Robert Palmatier, Food: A Dictionary of Literal and Nonliteral Terms (2000) has this useful discussion of the phrase:
HAVE A BONE TO PICK to have a bone to pick with someone. To have an argument to settle with someone. [Charles Funk,] H[eavens to] B[etsy and Other Curious Sayings (1955)]: mid-19th cent. Source: BONE. M[erriam-]W[ebster] C[ollegiate] D[ictionary, tenth edition (1994)]: O.E. As long as a single dog has a single bone to pick on, there is no problem. The dog takes its time, removes every scrap of meat (usu. beef), and then starts to gnaw on the bone itself. In the early-16th cent., this peaceful activity of the dog became a metaphor for a philosopher mulling over an idea or a preacher delivering a sermon. However, when a second dog was added to the picture, the bone became a prize to be contested, leading to a violent dog fight. Later in the 16th cent., the object that the dogs were fighting over became a metaphor, a bone of contention, for the subject of a human quarrel. For example, two neighbors might quarrel over a barking dog or an overhanging tree, neither of which is life-threatening. In the 19th cent., the senses of bone of contention and bone to pick were combined into the expression to have a bone (of contention) to pick with someone.
Thus, according to Palmatier, although (as user070221 notes in a comment above) "bone to pick" dates back to the sixteenth century, the full expression that the poster here asks about dates back only to the nineteenth century.
A Google Books search for "a bone to pick with" tends to corroborate this view, as the earliest match for the expression appears in a letter, dated March 21, 1811, and posted from Billingsgate, to the editor of The Christian Observer (May 1811):
I am a Skate, sir, living in hourly expectation of being crimped, and thus have all the pretensions of a dying martyr to be heard. But think not, sir, I mean to complain merely of my individual grievances. I wish to plead the cause of all our tribe. It is highly probable that some of the great public will soon pick my bones; but, in the mean time, I have a bone to pick with them.

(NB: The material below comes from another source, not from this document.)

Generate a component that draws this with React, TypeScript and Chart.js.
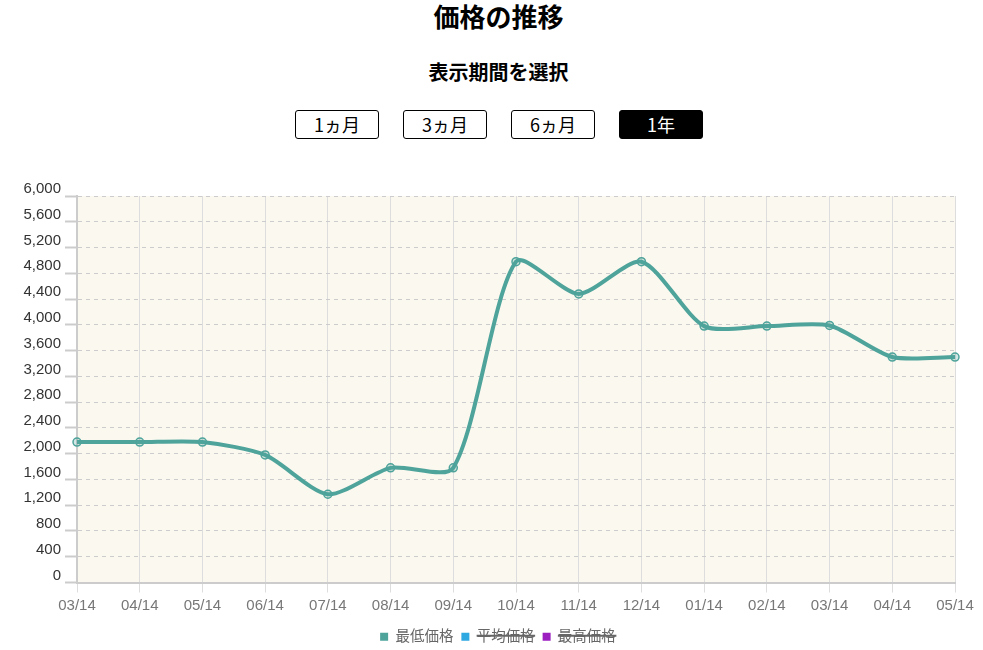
import { useEffect, useRef } from 'react';
import { Chart, registerables } from 'chart.js';

Chart.register(...registerables);

const months = ['03/14', '04/14', '05/14', '06/14', '07/14', '08/14', '09/14', '10/14', '11/14', '12/14', '01/14', '02/14', '03/14', '04/14', '05/14'];
const minPrices = [2180, 2180, 2180, 1980, 1370, 1780, 1780, 4980, 4480, 4980, 3980, 3980, 3990, 3500, 3500];
// 平均・最高は非表示（凡例で打ち消し線）
const avgPrices: number[] = [];
const maxPrices: number[] = [];
const periods = ['1ヵ月', '3ヵ月', '6ヵ月', '1年'];
const activePeriod = '1年';

const TEAL = 'rgb(78, 163, 155)';
const FONT = "'Liberation Sans', Arial, 'Noto Sans CJK JP', sans-serif";
const JP_FONT = "'Noto Sans CJK JP', sans-serif";

// チャートエリアの背景
const plotBg = {
  id: 'plotBg',
  beforeDraw(chart: any) {
    const { ctx, chartArea } = chart;
    if (!chartArea) return;
    ctx.save();
    ctx.fillStyle = '#faf8ef';
    ctx.fillRect(chartArea.left, chartArea.top, chartArea.right - chartArea.left, chartArea.bottom - chartArea.top);
    ctx.restore();
  },
};

function PriceChart() {
  const canvasRef = useRef<HTMLCanvasElement>(null);
  const chartRef = useRef<Chart | null>(null);

  useEffect(() => {
    if (!canvasRef.current) return;
    if (chartRef.current) chartRef.current.destroy();
    const ctx = canvasRef.current.getContext('2d');
    if (!ctx) return;

    chartRef.current = new Chart(ctx, {
      type: 'line',
      data: {
        labels: months,
        datasets: [
          {
            label: '最低価格',
            data: minPrices,
            borderColor: TEAL,
            backgroundColor: TEAL,
            borderWidth: 4,
            tension: 0.25,
            fill: false,
            pointRadius: 4,
            pointBorderWidth: 1.5,
            pointBorderColor: TEAL,
            pointBackgroundColor: 'rgba(78, 163, 155, 0.25)',
          },
          {
            label: '平均価格',
            data: avgPrices,
            borderColor: '#2ea8e0',
            backgroundColor: '#2ea8e0',
            hidden: true,
          },
          {
            label: '最高価格',
            data: maxPrices,
            borderColor: '#9c1fc0',
            backgroundColor: '#9c1fc0',
            hidden: true,
          },
        ],
      },
      options: {
        animation: false,
        responsive: true,
        maintainAspectRatio: false,
        locale: 'en-US',
        layout: { padding: { top: 46, right: 0, left: 13, bottom: 0 } },
        plugins: {
          legend: {
            position: 'bottom',
            labels: {
              boxWidth: 8,
              boxHeight: 8,
              padding: 8,
              color: '#666',
              font: { family: FONT, size: 14.5 },
              generateLabels: (chart: any) =>
                Chart.defaults.plugins.legend.labels
                  .generateLabels(chart)
                  .map((l: any) => ({ ...l, lineWidth: 0, fillStyle: l.strokeStyle })),
            },
          },
          tooltip: { enabled: false },
        },
        scales: {
          x: {
            offset: false,
            afterFit: (scale: any) => {
              scale.height += 3;
              scale.paddingRight = 28;
            },
            grid: { color: '#ddd', lineWidth: 1, tickLength: 10, tickColor: '#ddd' },
            border: { color: '#ccc', width: 2 },
            ticks: { color: '#777', padding: 4, font: { family: FONT, size: 15 }, maxRotation: 0, autoSkip: false },
          },
          y: {
            min: 0,
            max: 6000,
            afterFit: (scale: any) => {
              scale.width = 64;
            },
            grid: { color: '#ccc', lineWidth: 1, tickLength: 12, tickColor: '#ccc', tickWidth: 2, tickBorderDash: [] },
            border: { color: '#ccc', width: 2, dash: [4, 4] },
            ticks: { stepSize: 400, color: '#333', padding: 4, labelOffset: -7, font: { family: FONT, size: 15 } },
          },
        },
      },
      plugins: [plotBg],
    });

    return () => {
      if (chartRef.current) {
        chartRef.current.destroy();
        chartRef.current = null;
      }
    };
  }, []);

  return (
    <div style={{ position: 'absolute', left: 0, top: 150, width: 983, height: 504 }}>
      <canvas ref={canvasRef} />
    </div>
  );
}

export default function App() {
  return (
    <div
      style={{
        position: 'fixed',
        left: 0,
        top: 0,
        width: 983,
        height: 650,
        overflow: 'hidden',
        background: '#fff',
        fontFamily: JP_FONT,
      }}
    >
      <div style={{ position: 'absolute', left: 0, width: 997, top: 3, textAlign: 'center', fontSize: 26, fontWeight: 'bold', lineHeight: 1 }}>
        価格の推移
      </div>
      <div style={{ position: 'absolute', left: 0, width: 997, top: 62, textAlign: 'center', fontSize: 20, fontWeight: 'bold', lineHeight: 1 }}>
        表示期間を選択
      </div>
      {periods.map((p, i) => {
        const active = p === activePeriod;
        return (
          <div
            key={p}
            style={{
              position: 'absolute',
              left: 295 + i * 108,
              top: 110,
              width: 84,
              height: 29,
              boxSizing: 'border-box',
              border: '1px solid #000',
              borderRadius: 3,
              background: active ? '#000' : '#fff',
              color: active ? '#fff' : '#000',
              fontSize: 18,
              lineHeight: '27px',
              textAlign: 'center',
            }}
          >
            {p}
          </div>
        );
      })}
      <PriceChart />
    </div>
  );
}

Anther instance of the phrase appears again in a letter to the editor, this time to the editor of The Churchman, a Magazine in Defence of the Church and Constitution (December 1838):
Sir,—The Proprietor of the Review or Magazine which you edit has unquestionably performed a very great service to the Church; and I am convinced, from an impartial perusal of the controversy in which he has been placed, that he is a very deserving, but most injured man. To such different conclusions do real facts draw different men. However, I have a bone to pick with you. I am a stout Churchman, attached without one taint of heresy, without one particle of itching ears for new doctrines, to the long-established faith of my forefathers, who were taught to adore their God in the purity of holiness, and to venerate our Established Church, as the purest depository of God's doctrines on this earth.
After this, Google Books returns a flurry of matches from the years 1847–1850. The combined expression appears to have originated in Great Britain.
Samuel Fallows, The Progressive Dictionary of the English Language: A Supplementary Wordbook to All the Leading Dictionaries of the United States and Great Britain (1885) offers this brief entry for the term under a larger entry for bone:
To have a bone to pick with one, to have an unpleasant matter to settle with him. [Colloq.]
These particulars tend to confirm the argument that Palmatier makes that "to have a bone to pick with someone" emerged in the nineteenth century through a surprisingly late coalescence of two sixteenth-century English expressions: "to have a bone to pick" (in a thoughtful, philosophical way) and "a bone of contention" (to be worried over by competing intellectual mastiffs).